Now I think I can see what you were talking about. There is a subtle increase in the bloom effect everywhere and I see some areas better highlighted than before (the towel immediately caught my eye). Am I right? Even the wall tiles look more shiny and vivid somehow.

This is really great advice and feedback @smilebags. 1000 thanks!!!

You’re right. So what is happening is that any bright areas are also making the surrounding areas brighter. As for the tiles, that means the small (but quite bright) reflections are also making the whole area slightly brighter making it a bit more vivid. This effect will pull the viewers attention to larger regions of the scene and makes it easier to take in the scene as a whole since the fine detail is a bit less visible.

Just be careful not to overdo it, especially if the blur is large (I used only a few % opacity) otherwise it’ll be distracting.

May I ask: did you do that with Filmic Blender?

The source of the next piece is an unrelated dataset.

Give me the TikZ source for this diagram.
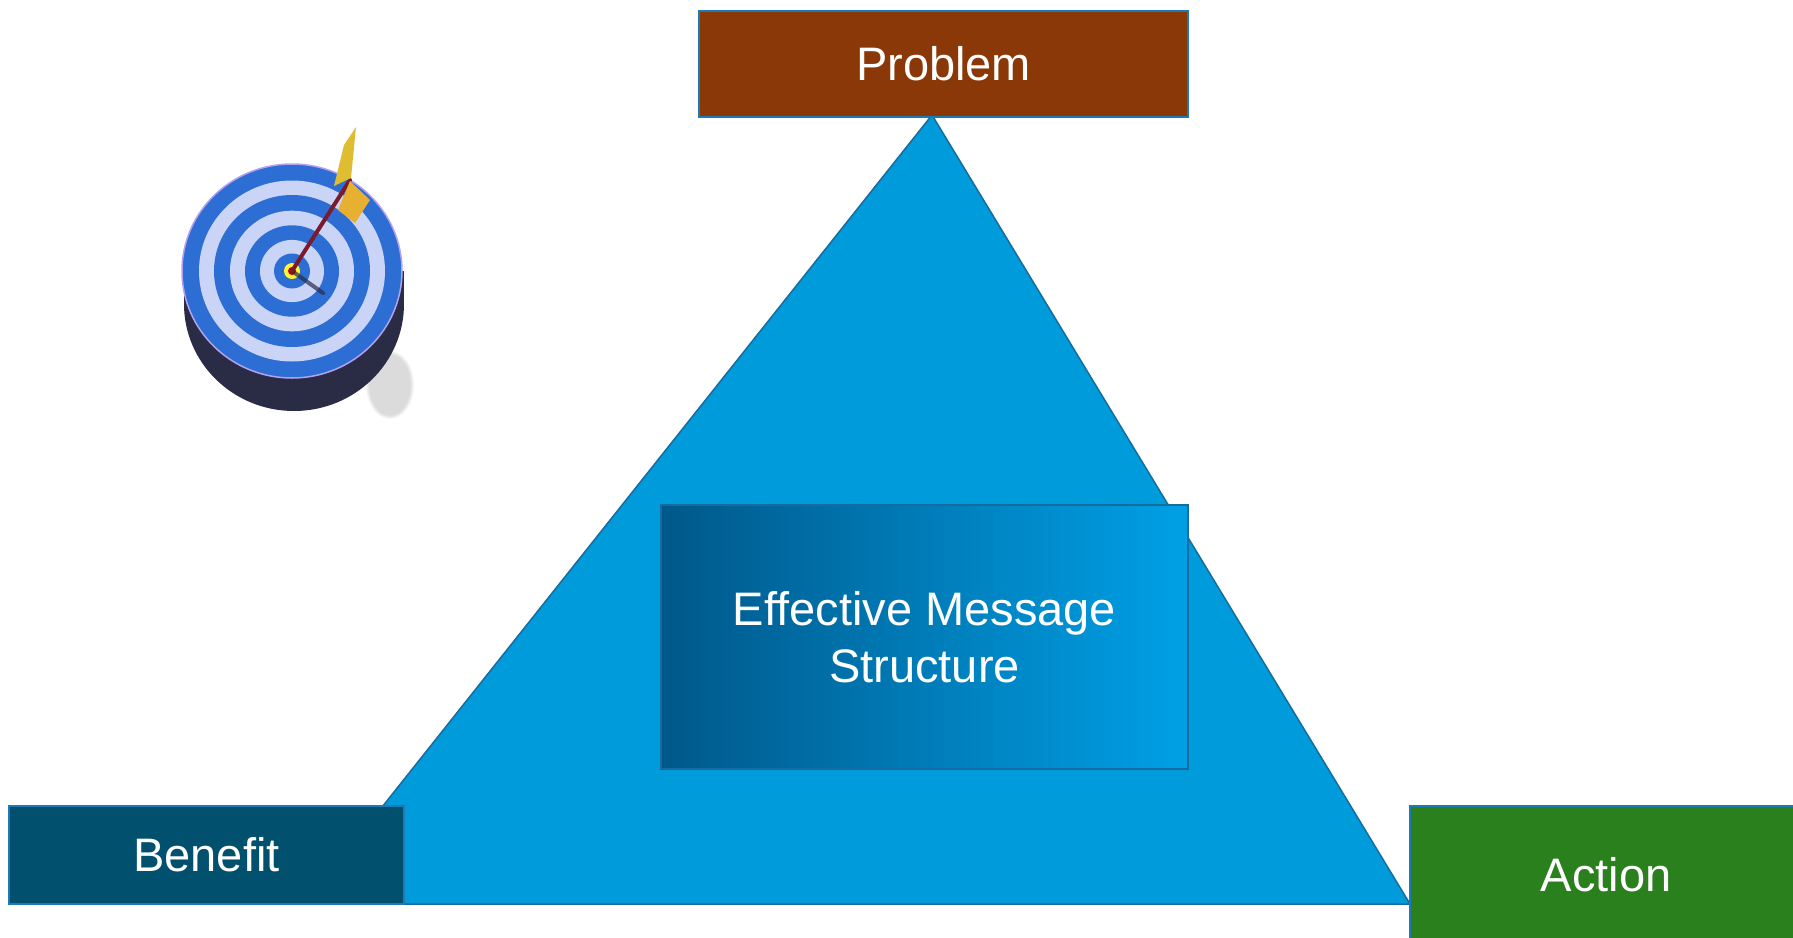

Yes. If I recall correctly, I’ve used Base Contrast and I think I’ve cranked up the final Exposure by a bit.
This technique was used for lighting the scene with the correct amount of light https://blenderartists.org/forum/showthread.php?413815-quot-L-Appartement-quot-(Filmic_blender-Denoise)&p=3156033&viewfull=1#post3156033

Nice job, very solid, but it is easy to see that this is basically your version of that Blender Guru tutorial from Andrew Price. It would have been easy to make it your own, no need to follow the tutorial so closely.

Thank you for your comment. You’re right. My attempt was based on two of Andrew’s tutorials. I’ve already mentioned it here https://blenderartists.org/forum/showthread.php?432925-Bathroom-scene&p=3209517&viewfull=1#post3209517.
I’m relatively new to Blender, so I feel more comfortable and secure to have a good starting point (mostly tutorials). In this case I used Andrew’s bathroom as a reference and, to be honest, I don’t feel bad about it. Besides, I’ve made so many changes to materials, assets and props that I somehow feel that this bathroom is unique in a way.

I’m certainly going to be more creative in the future as I gradually gain experience, but I’m not in a hurry:).